|Main Archive Page > Month Archives > clamav-users archives|
"David F. Skoll" <email@example.com> wrote:
> The philosophical one: Do heuristics like PhishingScanURLs belong in a
> virus scanner? I realize that once the engine is in place, it's
>tempting to add features, but I'm not convinced such things belong in
> a virus scanner. I think they are more in the domain of anti-spam
> software, especially since it's good for security to keep your
> virus-scanner small, fast and secure and do more complex text analysis
> in a language other than C. I guess I would vote for PhishingScanURLs
> to be "no" by default rather than "yes".
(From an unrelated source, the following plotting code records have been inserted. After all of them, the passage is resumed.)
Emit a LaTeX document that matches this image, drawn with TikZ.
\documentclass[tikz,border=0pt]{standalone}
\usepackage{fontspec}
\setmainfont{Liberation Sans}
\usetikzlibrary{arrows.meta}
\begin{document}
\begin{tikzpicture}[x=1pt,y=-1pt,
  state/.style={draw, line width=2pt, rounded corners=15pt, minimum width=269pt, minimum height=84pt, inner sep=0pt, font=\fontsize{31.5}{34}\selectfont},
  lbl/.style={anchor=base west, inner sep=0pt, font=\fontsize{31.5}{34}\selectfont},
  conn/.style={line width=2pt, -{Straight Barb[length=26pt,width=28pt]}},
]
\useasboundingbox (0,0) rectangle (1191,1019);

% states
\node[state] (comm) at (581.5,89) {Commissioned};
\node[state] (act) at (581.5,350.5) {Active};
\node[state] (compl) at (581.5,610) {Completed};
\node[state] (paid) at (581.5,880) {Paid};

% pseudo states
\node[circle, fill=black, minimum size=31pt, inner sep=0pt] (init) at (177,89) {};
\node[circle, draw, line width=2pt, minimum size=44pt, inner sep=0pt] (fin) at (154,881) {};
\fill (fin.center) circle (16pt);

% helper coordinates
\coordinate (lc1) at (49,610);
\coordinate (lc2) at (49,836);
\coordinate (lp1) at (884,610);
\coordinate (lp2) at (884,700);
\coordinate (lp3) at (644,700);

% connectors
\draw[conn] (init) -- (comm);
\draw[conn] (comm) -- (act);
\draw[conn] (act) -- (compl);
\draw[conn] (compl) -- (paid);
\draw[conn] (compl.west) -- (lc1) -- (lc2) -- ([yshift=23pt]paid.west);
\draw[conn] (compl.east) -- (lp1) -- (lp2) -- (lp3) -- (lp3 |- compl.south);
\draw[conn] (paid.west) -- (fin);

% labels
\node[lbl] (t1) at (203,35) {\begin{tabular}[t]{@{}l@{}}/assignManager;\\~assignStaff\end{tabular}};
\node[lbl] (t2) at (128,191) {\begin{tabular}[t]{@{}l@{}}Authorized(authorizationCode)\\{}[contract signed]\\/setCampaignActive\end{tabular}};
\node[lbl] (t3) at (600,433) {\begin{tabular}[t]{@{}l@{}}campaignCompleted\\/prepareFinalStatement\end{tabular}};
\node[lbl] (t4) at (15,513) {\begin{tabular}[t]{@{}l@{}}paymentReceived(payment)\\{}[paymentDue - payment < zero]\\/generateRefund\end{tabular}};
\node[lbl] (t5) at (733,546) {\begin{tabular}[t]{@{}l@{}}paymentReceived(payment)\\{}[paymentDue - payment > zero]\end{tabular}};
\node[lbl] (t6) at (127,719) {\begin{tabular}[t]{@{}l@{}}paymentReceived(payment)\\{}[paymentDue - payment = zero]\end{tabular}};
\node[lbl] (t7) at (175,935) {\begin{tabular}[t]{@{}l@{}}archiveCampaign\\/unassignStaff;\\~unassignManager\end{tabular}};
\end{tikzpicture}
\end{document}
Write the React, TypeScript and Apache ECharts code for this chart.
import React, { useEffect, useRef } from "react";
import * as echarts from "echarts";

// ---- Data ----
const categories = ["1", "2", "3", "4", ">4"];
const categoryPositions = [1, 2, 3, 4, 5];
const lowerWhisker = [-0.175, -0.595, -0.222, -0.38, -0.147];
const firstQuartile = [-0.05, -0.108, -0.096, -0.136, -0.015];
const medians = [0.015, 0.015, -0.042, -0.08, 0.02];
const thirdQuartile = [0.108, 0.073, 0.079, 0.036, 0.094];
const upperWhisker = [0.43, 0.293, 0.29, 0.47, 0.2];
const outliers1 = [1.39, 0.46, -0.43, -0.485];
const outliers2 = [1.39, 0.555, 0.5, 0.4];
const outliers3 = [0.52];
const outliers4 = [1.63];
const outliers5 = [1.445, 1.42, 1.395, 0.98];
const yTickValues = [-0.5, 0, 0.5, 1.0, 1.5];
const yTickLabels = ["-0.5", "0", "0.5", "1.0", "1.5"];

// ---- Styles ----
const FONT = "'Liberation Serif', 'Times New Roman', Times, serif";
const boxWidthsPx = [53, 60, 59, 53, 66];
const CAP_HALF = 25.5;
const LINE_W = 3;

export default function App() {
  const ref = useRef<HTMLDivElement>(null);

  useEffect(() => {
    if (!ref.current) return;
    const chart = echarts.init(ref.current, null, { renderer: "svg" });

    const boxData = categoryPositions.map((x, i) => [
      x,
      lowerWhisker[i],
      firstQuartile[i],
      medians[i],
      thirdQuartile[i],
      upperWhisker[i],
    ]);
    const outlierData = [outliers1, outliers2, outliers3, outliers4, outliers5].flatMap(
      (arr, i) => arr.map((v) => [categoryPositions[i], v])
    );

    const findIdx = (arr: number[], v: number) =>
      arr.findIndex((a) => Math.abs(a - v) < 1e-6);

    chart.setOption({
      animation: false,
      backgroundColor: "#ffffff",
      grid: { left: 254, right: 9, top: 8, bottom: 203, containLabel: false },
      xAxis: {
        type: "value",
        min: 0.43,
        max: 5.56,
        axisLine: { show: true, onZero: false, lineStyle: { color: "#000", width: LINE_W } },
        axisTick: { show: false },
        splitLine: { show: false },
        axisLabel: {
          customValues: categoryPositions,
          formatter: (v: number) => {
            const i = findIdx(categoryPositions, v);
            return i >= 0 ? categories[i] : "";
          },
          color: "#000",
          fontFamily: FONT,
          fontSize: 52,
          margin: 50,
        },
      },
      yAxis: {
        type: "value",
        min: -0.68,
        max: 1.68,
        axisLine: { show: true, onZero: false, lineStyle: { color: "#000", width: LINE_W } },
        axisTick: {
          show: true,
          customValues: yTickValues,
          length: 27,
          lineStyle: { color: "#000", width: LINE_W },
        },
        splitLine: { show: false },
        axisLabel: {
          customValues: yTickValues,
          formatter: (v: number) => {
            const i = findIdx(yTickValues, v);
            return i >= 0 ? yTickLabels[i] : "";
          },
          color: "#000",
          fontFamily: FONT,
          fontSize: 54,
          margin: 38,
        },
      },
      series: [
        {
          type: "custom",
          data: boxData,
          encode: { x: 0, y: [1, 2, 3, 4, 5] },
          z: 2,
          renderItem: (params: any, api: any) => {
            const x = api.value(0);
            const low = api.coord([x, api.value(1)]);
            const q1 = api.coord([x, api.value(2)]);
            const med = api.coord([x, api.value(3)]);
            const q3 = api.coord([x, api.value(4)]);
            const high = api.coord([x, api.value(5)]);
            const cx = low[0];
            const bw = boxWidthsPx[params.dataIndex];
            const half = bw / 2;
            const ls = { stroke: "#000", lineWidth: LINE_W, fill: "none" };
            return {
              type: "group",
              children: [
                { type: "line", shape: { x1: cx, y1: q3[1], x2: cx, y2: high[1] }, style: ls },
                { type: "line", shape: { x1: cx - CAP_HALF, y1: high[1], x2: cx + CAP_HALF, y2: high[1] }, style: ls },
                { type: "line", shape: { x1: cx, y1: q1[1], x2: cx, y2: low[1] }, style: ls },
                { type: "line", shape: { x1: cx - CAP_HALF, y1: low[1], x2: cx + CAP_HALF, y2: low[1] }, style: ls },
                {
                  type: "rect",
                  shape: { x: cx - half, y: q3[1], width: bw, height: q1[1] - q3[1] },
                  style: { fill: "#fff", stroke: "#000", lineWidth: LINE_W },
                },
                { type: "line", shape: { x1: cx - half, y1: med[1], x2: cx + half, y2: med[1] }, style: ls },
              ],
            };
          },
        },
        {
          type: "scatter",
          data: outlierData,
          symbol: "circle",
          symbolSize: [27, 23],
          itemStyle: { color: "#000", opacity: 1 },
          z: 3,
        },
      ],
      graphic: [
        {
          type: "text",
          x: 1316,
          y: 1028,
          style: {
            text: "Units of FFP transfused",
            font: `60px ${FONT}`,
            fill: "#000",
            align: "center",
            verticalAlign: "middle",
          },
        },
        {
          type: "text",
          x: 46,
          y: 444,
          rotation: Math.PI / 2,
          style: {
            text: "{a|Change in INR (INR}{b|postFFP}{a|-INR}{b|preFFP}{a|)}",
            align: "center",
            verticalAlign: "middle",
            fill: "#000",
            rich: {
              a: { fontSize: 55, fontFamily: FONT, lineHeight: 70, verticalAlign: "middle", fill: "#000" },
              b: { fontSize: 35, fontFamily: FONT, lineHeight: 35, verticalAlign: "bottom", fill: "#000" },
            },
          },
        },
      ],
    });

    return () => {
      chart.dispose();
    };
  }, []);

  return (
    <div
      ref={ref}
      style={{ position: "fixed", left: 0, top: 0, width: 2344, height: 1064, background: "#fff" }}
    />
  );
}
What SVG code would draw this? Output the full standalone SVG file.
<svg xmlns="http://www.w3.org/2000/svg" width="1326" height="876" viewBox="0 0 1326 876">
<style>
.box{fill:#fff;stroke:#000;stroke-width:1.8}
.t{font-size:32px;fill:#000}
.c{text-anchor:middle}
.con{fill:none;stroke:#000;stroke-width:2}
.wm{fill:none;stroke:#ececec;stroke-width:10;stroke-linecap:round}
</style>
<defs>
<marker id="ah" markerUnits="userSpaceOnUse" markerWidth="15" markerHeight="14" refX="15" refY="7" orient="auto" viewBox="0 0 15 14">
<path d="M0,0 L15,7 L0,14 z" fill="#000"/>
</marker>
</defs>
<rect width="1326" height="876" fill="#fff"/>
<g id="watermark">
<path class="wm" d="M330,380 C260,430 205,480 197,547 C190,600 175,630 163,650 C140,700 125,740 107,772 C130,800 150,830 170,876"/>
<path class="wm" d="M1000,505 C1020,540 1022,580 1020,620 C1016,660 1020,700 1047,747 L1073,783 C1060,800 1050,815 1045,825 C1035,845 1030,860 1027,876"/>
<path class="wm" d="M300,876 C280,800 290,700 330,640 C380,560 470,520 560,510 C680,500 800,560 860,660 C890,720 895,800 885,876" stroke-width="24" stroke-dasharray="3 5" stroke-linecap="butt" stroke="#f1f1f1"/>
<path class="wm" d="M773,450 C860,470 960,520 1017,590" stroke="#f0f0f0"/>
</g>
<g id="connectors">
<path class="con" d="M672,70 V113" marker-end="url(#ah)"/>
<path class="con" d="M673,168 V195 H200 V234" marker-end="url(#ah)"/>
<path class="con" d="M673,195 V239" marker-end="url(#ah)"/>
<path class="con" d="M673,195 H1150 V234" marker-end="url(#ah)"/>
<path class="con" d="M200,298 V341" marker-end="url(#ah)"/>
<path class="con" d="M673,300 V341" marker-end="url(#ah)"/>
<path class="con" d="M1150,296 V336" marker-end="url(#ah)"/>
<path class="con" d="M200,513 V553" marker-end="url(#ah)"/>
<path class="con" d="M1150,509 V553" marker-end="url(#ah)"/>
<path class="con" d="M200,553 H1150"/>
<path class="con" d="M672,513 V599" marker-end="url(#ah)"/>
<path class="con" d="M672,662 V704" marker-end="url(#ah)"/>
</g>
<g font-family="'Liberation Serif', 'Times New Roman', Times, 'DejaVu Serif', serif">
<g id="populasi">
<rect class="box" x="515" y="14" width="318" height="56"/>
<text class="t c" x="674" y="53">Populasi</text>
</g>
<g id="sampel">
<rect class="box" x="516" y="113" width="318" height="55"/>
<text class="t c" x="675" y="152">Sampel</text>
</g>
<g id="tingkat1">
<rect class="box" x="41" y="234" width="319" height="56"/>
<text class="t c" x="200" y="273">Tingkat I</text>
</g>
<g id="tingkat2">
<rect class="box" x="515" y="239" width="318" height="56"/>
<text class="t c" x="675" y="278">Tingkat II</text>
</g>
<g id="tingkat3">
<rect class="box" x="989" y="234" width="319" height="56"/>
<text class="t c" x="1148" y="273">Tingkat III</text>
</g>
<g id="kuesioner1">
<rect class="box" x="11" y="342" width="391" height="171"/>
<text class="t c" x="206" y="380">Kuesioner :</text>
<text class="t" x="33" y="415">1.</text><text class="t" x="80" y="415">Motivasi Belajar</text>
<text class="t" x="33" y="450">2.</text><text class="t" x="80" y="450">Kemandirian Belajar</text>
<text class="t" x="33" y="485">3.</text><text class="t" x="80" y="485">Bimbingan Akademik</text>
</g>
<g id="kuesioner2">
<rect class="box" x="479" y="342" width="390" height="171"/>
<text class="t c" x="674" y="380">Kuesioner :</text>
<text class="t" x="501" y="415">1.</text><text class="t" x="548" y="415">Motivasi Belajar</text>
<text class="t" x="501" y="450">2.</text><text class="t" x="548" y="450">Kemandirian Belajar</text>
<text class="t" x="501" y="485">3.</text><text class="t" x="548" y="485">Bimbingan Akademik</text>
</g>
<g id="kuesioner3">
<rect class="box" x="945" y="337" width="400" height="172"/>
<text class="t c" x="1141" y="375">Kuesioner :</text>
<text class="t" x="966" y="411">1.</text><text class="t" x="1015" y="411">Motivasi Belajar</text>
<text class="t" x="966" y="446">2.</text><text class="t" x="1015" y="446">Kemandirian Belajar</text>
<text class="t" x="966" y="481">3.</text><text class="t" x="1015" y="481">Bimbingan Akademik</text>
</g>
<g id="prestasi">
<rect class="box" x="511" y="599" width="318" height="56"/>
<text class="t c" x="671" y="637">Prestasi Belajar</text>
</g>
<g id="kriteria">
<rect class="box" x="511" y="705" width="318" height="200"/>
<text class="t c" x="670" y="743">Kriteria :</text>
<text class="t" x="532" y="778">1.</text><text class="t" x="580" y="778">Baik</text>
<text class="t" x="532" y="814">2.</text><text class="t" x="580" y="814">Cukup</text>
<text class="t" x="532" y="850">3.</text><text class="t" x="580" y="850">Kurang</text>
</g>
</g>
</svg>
A/V and spam filters do the same task: scan a stream for multiple strings. I've long said they should be implemented in the same package otherwise you double the overhead of feeding your files through the scanners. The external overhead of running two programs is *far* worse than just the computational overhead of searching for twice as many strings. If you *are* running both, then I agree that the better fit is in the spam software. Unless there's almost no overhead from adding it to the AV software.
In fact with a decent string search algorithm (using a trie of strings) there should be very little extra overhead in adding more strings to be searched in parallel. (Example code is at http://www.gtoal.com/spam/src/newcode/multidawg.c.html) Straight string matches (possibly with a char by char lookup table at the point of comparison, which can handle case equivalence and a few other useful equivalences) are much faster than regexps, and I've found that I haven't missed having regexps.
It's been some time since I looked at ClamAV but I would expect (or hope) that the byte string search in clamav is done something like this, in a way that scales well with the addition of more byte sequences to match.
You're right in your assessment above. It should be simple and lightweight. That doesn't rule out scanning for URLs in the body text, it just means you have to do so efficiently, and IMHO using regexps is not efficient and seldom justified.